Robert MacLean unsuccessfully appealed his firing to the Merit Systems Protection Board, arguing that it was reprisal for protected whistleblowing. The MSPB sided with the government’s argument that what MacLean did was “specifically prohibited by law,” and therefore did not qualify as protected whistleblowing.
When the Court of Appeals for the Federal Circuit vacated the MSPB decision, the government took its case to the Supreme Court.

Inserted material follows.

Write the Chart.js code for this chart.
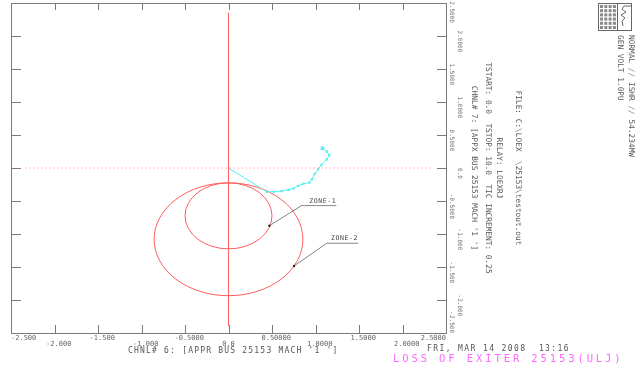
<!DOCTYPE html>
<html>
<head>
<meta charset="utf-8">
<script src="https://cdn.jsdelivr.net/npm/chart.js@4.4.1/dist/chart.umd.min.js"></script>
<style>
html, body { margin: 0; padding: 0; background: #fff; }
#wrap { width: 640px; height: 369px; position: relative; }
</style>
</head>
<body>
<div id="wrap"><canvas id="relay"></canvas></div>
<script>
// apparent impedance seen by relay LOEXRJ (R, X in pu)
var trajR = [0.00, 0.44, 0.52, 0.61, 0.69, 0.75, 0.80, 0.86, 0.93, 0.96, 0.99, 1.03, 1.07, 1.13, 1.16, 1.13, 1.08];
var trajX = [0.00, -0.36, -0.36, -0.35, -0.33, -0.31, -0.27, -0.24, -0.22, -0.17, -0.09, -0.02, 0.05, 0.13, 0.20, 0.25, 0.30];

// relay zones: centre and radius
var zoneNames = ['ZONE-1', 'ZONE-2'];
var zoneCenterR = [0.0, 0.0];
var zoneCenterX = [-0.725, -1.08];
var zoneRadius = [0.50, 0.855];

// leader lines for the zone labels (point on circle, bend, end)
var leader1R = [0.47, 0.84, 1.24];
var leader1X = [-0.875, -0.57, -0.57];
var leader2R = [0.753, 1.13, 1.49];
var leader2X = [-1.485, -1.14, -1.14];

// reference lines
var vertR = [0, 0];
var vertX = [2.35, -2.39];
var horizR = [-2.33, 2.35];
var horizX = [0, 0];

var xTickLabels = ['-2.500', '-2.000', '-1.500', '-1.000', '-0.5000', '0.0', '0.50000', '1.0000', '1.5000', '2.0000', '2.5000'];
var yTickLabels = ['-2.500', '-2.000', '-1.500', '-1.000', '-0.5000', '0.0', '0.5000', '1.0000', '1.5000', '2.0000', '2.5000'];

function pts(xs, ys) {
    return xs.map(function (v, i) { return { x: v, y: ys[i] }; });
}

function pad(s, lead, trail) {
    return ' '.repeat(lead) + s + ' '.repeat(trail);
}

var MONO = '"DejaVu Sans Mono", "Liberation Mono", monospace';

function vtext(ctx, s, x, y, align) {
    ctx.save();
    ctx.translate(x, y);
    ctx.rotate(Math.PI / 2);
    ctx.textAlign = align;
    ctx.textBaseline = 'middle';
    ctx.fillText(s, 0, 0);
    ctx.restore();
}

function htext(ctx, s, x, y, size, spacing, color) {
    ctx.save();
    ctx.font = size + 'px ' + MONO;
    ctx.fillStyle = color;
    ctx.textAlign = 'left';
    ctx.textBaseline = 'middle';
    if ('letterSpacing' in ctx) ctx.letterSpacing = spacing + 'px';
    ctx.fillText(s, x, y);
    ctx.restore();
}

var relayDecor = {
    id: 'relayDecor',
    beforeDatasetsDraw: function (chart) {
        var ctx = chart.ctx, xs = chart.scales.x, ys = chart.scales.y;
        ctx.save();
        ctx.strokeStyle = '#ff5c5c';
        ctx.lineWidth = 1;
        for (var i = 0; i < zoneRadius.length; i++) {
            var cx = xs.getPixelForValue(zoneCenterR[i]);
            var cy = ys.getPixelForValue(zoneCenterX[i]);
            var rx = xs.getPixelForValue(zoneCenterR[i] + zoneRadius[i]) - cx;
            var ry = cy - ys.getPixelForValue(zoneCenterX[i] + zoneRadius[i]);
            ctx.beginPath();
            ctx.ellipse(cx, cy, rx, ry, 0, 0, 2 * Math.PI);
            ctx.stroke();
        }
        ctx.restore();
    },
    afterDraw: function (chart) {
        var ctx = chart.ctx, xs = chart.scales.x, ys = chart.scales.y, a = chart.chartArea;
        ctx.save();
        // frame
        ctx.strokeStyle = '#7a7a7a';
        ctx.lineWidth = 1;
        ctx.strokeRect(a.left + 0.5, a.top + 0.5, a.right - a.left, a.bottom - a.top);
        // inward tick marks
        ctx.beginPath();
        xs.ticks.forEach(function (t, i) {
            if (i == 0 || i == xs.ticks.length - 1) return;
            var px = Math.round(xs.getPixelForValue(t.value)) + 0.5;
            ctx.moveTo(px, a.bottom); ctx.lineTo(px, a.bottom - 8);
            ctx.moveTo(px, a.top); ctx.lineTo(px, a.top + 7);
        });
        ys.ticks.forEach(function (t, i) {
            if (i == 0 || i == ys.ticks.length - 1) return;
            var py = Math.round(ys.getPixelForValue(t.value)) + 0.5;
            ctx.moveTo(a.left, py); ctx.lineTo(a.left + 10, py);
            ctx.moveTo(a.right, py); ctx.lineTo(a.right - 9, py);
        });
        ctx.stroke();

        // zone labels above the leader ends
        ctx.fillStyle = '#444';
        ctx.font = '6.5px ' + MONO;
        ctx.textAlign = 'right';
        ctx.textBaseline = 'alphabetic';
        if ('letterSpacing' in ctx) ctx.letterSpacing = '0.6px';
        var ends = [[leader1R[2], leader1X[2]], [leader2R[2], leader2X[2]]];
        ends.forEach(function (e, i) {
            ctx.fillText(zoneNames[i], xs.getPixelForValue(e[0]), ys.getPixelForValue(e[1]) - 3);
        });
        if ('letterSpacing' in ctx) ctx.letterSpacing = '0px';

        // rotated header block
        ctx.fillStyle = '#555';
        ctx.font = '7.8px ' + MONO;
        vtext(ctx, 'NORMAL // ISHR // 54.234MW', 631, 35, 'left');
        vtext(ctx, 'GEN VOLT 1.0PU', 620, 35, 'left');
        vtext(ctx, 'FILE: C:\\LOEX  \\25153\\testout.out', 518, 168, 'center');
        vtext(ctx, 'RELAY: LOEXRJ', 499, 168, 'center');
        vtext(ctx, 'TSTART: 0.0  TSTOP: 10.0  TIC INCREMENT: 0.25', 488, 168, 'center');
        vtext(ctx, "CHNL# 7: [APPX BUS 25153 MACH '1 ']", 474, 168, 'center');

        // logo box
        ctx.strokeStyle = '#666';
        ctx.strokeRect(598.5, 3.5, 33, 27);
        ctx.beginPath();
        ctx.moveTo(617.5, 3.5); ctx.lineTo(617.5, 30.5);
        ctx.moveTo(631, 6); ctx.lineTo(624, 6);
        ctx.lineTo(622, 9); ctx.lineTo(626, 12); ctx.lineTo(621, 15);
        ctx.lineTo(625, 18); ctx.lineTo(622, 21); ctx.lineTo(623, 26);
        ctx.stroke();
        ctx.fillStyle = '#888';
        for (var c = 0; c < 4; c++) {
            for (var r = 0; r < 6; r++) {
                ctx.fillRect(600 + c * 4.3, 5 + r * 4.2, 3, 3);
            }
        }

        ctx.restore();

        // bottom captions
        htext(ctx, "CHNL# 6: [APPR BUS 25153 MACH '1 ']", 128, 351, 8, 1.2, '#555');
        htext(ctx, 'FRI, MAR 14 2008  13:16', 427, 349, 8, 1.4, '#555');
        htext(ctx, 'LOSS OF EXITER 25153(ULJ)', 393, 359.5, 10.5, 2.9, '#ff66ff');
    }
};

var ctx = document.getElementById('relay').getContext('2d');
var relayChart = new Chart(ctx, {
    type: 'scatter',
    data: {
        datasets: [
            {
                data: pts(vertR, vertX), showLine: true, borderColor: '#ff6060',
                borderWidth: 1, pointRadius: 0
            },
            {
                data: pts(horizR, horizX), showLine: true, borderColor: '#ff8080',
                borderWidth: 1, borderDash: [1, 3], pointRadius: 0
            },
            {
                data: pts(leader1R, leader1X), showLine: true, borderColor: '#666',
                borderWidth: 0.8, pointRadius: [1.2, 0, 0], pointBackgroundColor: '#222',
                pointBorderWidth: 0
            },
            {
                data: pts(leader2R, leader2X), showLine: true, borderColor: '#666',
                borderWidth: 0.8, pointRadius: [1.2, 0, 0], pointBackgroundColor: '#222',
                pointBorderWidth: 0
            },
            {
                data: pts(trajR, trajX), showLine: true, borderColor: '#55eef0',
                borderWidth: 1, pointStyle: 'rect',
                pointRadius: trajR.map(function (v, i) { return i == trajR.length - 1 ? 2.5 : (i == 0 ? 1 : 1.6); }),
                pointBackgroundColor: '#55eef0', pointBorderColor: '#55eef0', pointBorderWidth: 0
            }
        ]
    },
    options: {
        responsive: true,
        maintainAspectRatio: false,
        animation: false,
        events: [],
        layout: { padding: { left: 11, top: 3, right: 0, bottom: 0 }, autoPadding: false },
        plugins: { legend: { display: false }, tooltip: { enabled: false } },
        scales: {
            x: {
                type: 'linear', position: 'bottom', min: -2.5, max: 2.5,
                grid: { display: false, drawTicks: false },
                border: { display: false },
                ticks: {
                    stepSize: 0.5, autoSkip: false, maxRotation: 0, padding: 2,
                    color: '#666',
                    font: { family: MONO, size: 7, lineHeight: 0.86 },
                    callback: function (v, i, all) {
                        // end labels are pushed inside the frame, the rest sit a little right of the tick
                        var s = xTickLabels[i];
                        if (i == 0) s = pad(s, 6, 0);
                        else if (i == all.length - 1) s = pad(s, 0, 6);
                        else if (s != '0.0') s = pad(s, 2, 0);
                        return i % 2 == 0 ? [s, ''] : ['', s];
                    }
                },
                afterFit: function (s) { s.height = 36; s.paddingLeft = 0; s.paddingRight = 0; }
            },
            y: {
                type: 'linear', position: 'right', min: -2.5, max: 2.5,
                grid: { display: false, drawTicks: false },
                border: { display: false },
                ticks: {
                    stepSize: 0.5, autoSkip: false, minRotation: -90, maxRotation: -90,
                    crossAlign: 'center', padding: -12.2,
                    color: '#666',
                    font: { family: MONO, size: 6, lineHeight: 1.38 },
                    callback: function (v, i, all) {
                        var s = yTickLabels[i];
                        if (i == 0) s = pad(s, 0, 6);
                        else if (i == all.length - 1) s = pad(s, 5, 0);
                        else s = pad(s, 3, 0);
                        return i % 2 == 0 ? ['', s] : [s, ''];
                    }
                },
                afterFit: function (s) { s.width = 194; s.paddingTop = 0; s.paddingBottom = 0; }
            }
        }
    },
    plugins: [relayDecor]
});
</script>
</body>
</html>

That court now agrees with the Federal Circuit and MacLean’s removal remains overturned.
As to the government’s argument that a TSA regulation constituted a “law,” the Court had this to say: “…regulations do not qualify as ‘law’ under that statute…” and the statute itself “does not prohibit anything.”
As for the government’s contention that providing whistleblower protection to officials like MacLean “would gravely endanger public safety,” the Court says, while those concerns are “legitimate…they must be addressed by Congress or the President, rather than by this Court.”
FedSmith.com author and founding partner with Tully Rinckey PLLC Mathew Tully, who was also the counsel of record on the amicus curiae brief, said the following about the court’s decision:
“The Supreme Court just delivered a reality check to agency leadership: You can’t make a regulation, call it a law, and use the regulation to punish whistleblowers. If you want to make laws, quit and run for Congress. If you want to run an agency, be prepared to hear from employees who, thanks to today’s decision, can blow the whistle on government fraud, waste and mismanagement without fear of retaliation justified by semantics.”